GIVEN INSTRUCTION: Retype nothing but the lines from the start of the material up to and including the line with "(0,0) rectangle (899,1568);". Pictures don't belong in the copy.

***** DATA EXCERPTS *****

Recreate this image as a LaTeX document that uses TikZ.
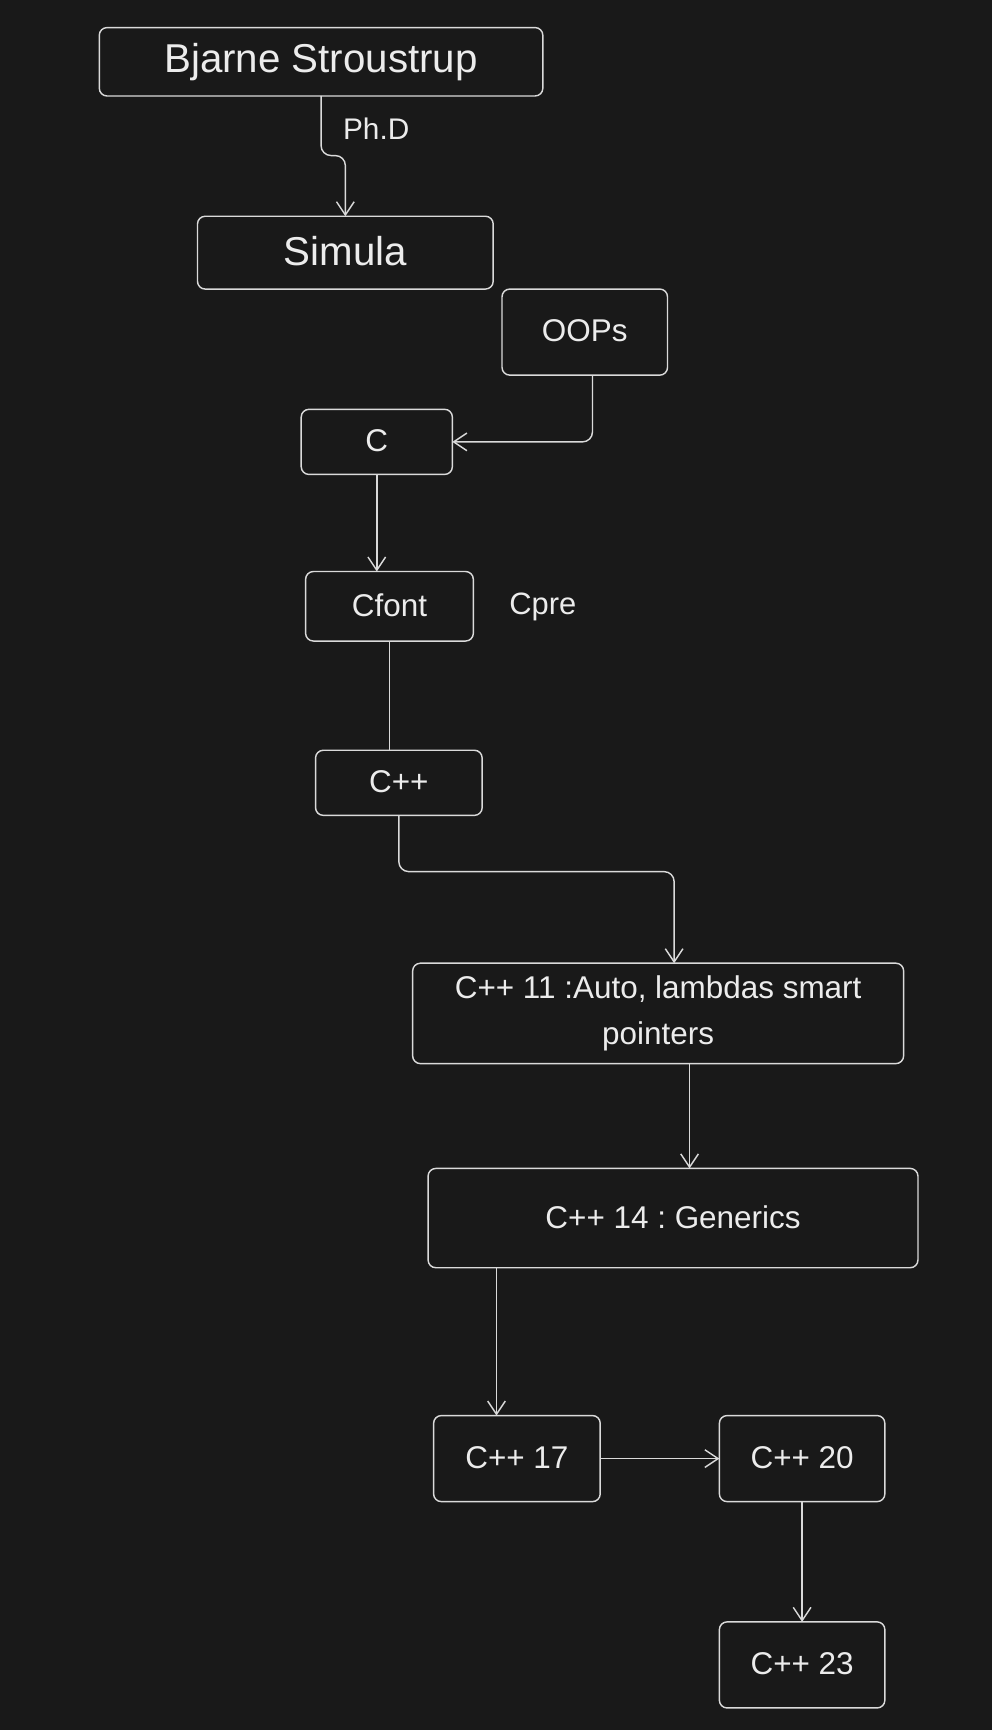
\documentclass[tikz,border=0pt]{standalone}
\usepackage{fontspec}
\setmainfont{Liberation Sans}
\usetikzlibrary{arrows.meta}
\definecolor{bgc}{RGB}{25,25,25}
\definecolor{strokec}{RGB}{218,218,218}
\definecolor{textc}{RGB}{236,236,236}
\newcommand\upt[2][2.5pt]{\raisebox{#1}{#2}}
\frenchspacing
\begin{document}
\begin{tikzpicture}[x=1pt,y=-1pt,
  box/.style={draw=strokec, line width=1.3pt, rounded corners=7pt, fill=bgc,
    inner sep=0pt, outer sep=0pt, text=textc, font=\fontsize{28.5}{41}\selectfont\frenchspacing, align=center},
  bigtext/.style={font=\fontsize{36.5}{44}\selectfont},
  lbl/.style={text=textc, inner sep=0pt, font=\fontsize{28}{34}\selectfont},
  conn/.style={draw=strokec, line width=1.3pt, rounded corners=9pt},
  arr/.style={conn, -{Straight Barb[length=12pt,width=16pt,line width=1.3pt]}}
]
\path[fill=bgc] (0,0) rectangle (899,1568);

\node[box, bigtext, minimum width=402pt, minimum height=62pt] (bjarne) at (291,56) {Bjarne Stroustrup};
\node[box, bigtext, minimum width=268pt, minimum height=66pt] (simula) at (313,229) {\upt[3.5pt]{Simula}};
\node[box, minimum width=150pt, minimum height=78pt] (oops) at (530,301) {\upt{OOPs}};
\node[box, minimum width=137pt, minimum height=59pt] (c) at (341.5,400.5) {\upt{C}};
\node[box, minimum width=152pt, minimum height=63pt] (cfont) at (353,549.5) {\upt{Cfont}};
\node[lbl] (cpre) at (492,550.5) {Cpre};
\node[box, minimum width=151pt, minimum height=59pt] (cpp) at (361.5,709.5) {\upt{C++}};
\node[box, minimum width=445pt, minimum height=91pt] (cpp11) at (596.5,918.5) {C++ 11 :Auto, lambdas smart\\pointers};
\node[box, minimum width=444pt, minimum height=90pt] (cpp14) at (610,1104) {\upt{C++ 14 : Generics}};
\node[box, minimum width=151pt, minimum height=78pt] (cpp17) at (468.5,1322) {\upt{C++ 17}};
\node[box, minimum width=150pt, minimum height=78pt] (cpp20) at (727,1322) {\upt{C++ 20}};
\node[box, minimum width=150pt, minimum height=78pt] (cpp23) at (727,1509) {\upt{C++ 23}};

\node[lbl, font=\fontsize{27}{32}\selectfont] (phd) at (341,117) {Ph.D};

\draw[arr] (bjarne.south) -- ++(0,54) -| (simula.north);
\draw[arr] ([xshift=7pt]oops.south) |- (c.east);
\draw[arr] (c.south) -- (c.south |- cfont.north);
\draw[conn] (cfont.south) -- (cfont.south |- cpp.north);
\draw[arr] (cpp.south) -- ++(0,51) -| ([xshift=14.5pt]cpp11.north);
\draw[arr] ([xshift=28.5pt]cpp11.south) -- ([xshift=28.5pt]cpp11.south |- cpp14.north);
\draw[arr] ([xshift=-18.5pt]cpp17.north |- cpp14.south) -- ([xshift=-18.5pt]cpp17.north);
\draw[arr] (cpp17.east) -- (cpp20.west);
\draw[arr] (cpp20.south) -- (cpp23.north);
\end{tikzpicture}
\end{document}
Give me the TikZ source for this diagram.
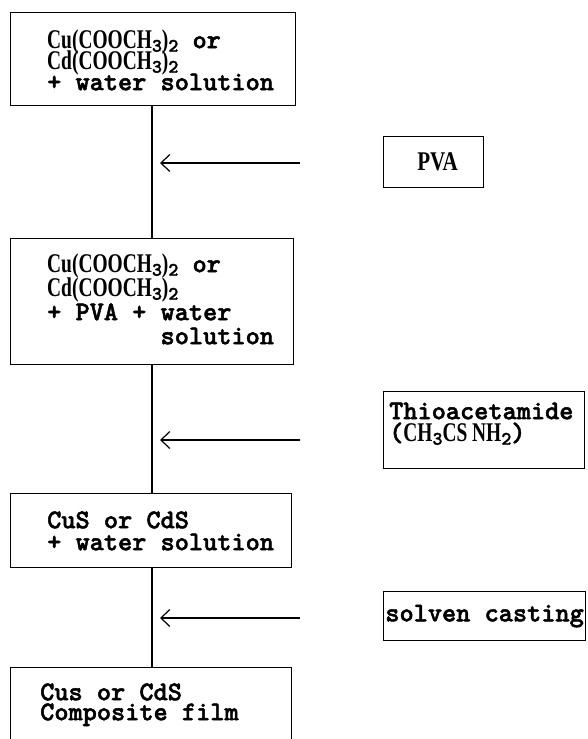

*****

EXERCISE ANSWER:
Recreate this image as a LaTeX document that uses TikZ.
\documentclass[tikz,border=0pt]{standalone}
\usepackage{fontspec}
\setmainfont{Liberation Sans}
\usetikzlibrary{arrows.meta}
\definecolor{bgc}{RGB}{25,25,25}
\definecolor{strokec}{RGB}{218,218,218}
\definecolor{textc}{RGB}{236,236,236}
\newcommand\upt[2][2.5pt]{\raisebox{#1}{#2}}
\frenchspacing
\begin{document}
\begin{tikzpicture}[x=1pt,y=-1pt,
  box/.style={draw=strokec, line width=1.3pt, rounded corners=7pt, fill=bgc,
    inner sep=0pt, outer sep=0pt, text=textc, font=\fontsize{28.5}{41}\selectfont\frenchspacing, align=center},
  bigtext/.style={font=\fontsize{36.5}{44}\selectfont},
  lbl/.style={text=textc, inner sep=0pt, font=\fontsize{28}{34}\selectfont},
  conn/.style={draw=strokec, line width=1.3pt, rounded corners=9pt},
  arr/.style={conn, -{Straight Barb[length=12pt,width=16pt,line width=1.3pt]}}
]
\path[fill=bgc] (0,0) rectangle (899,1568);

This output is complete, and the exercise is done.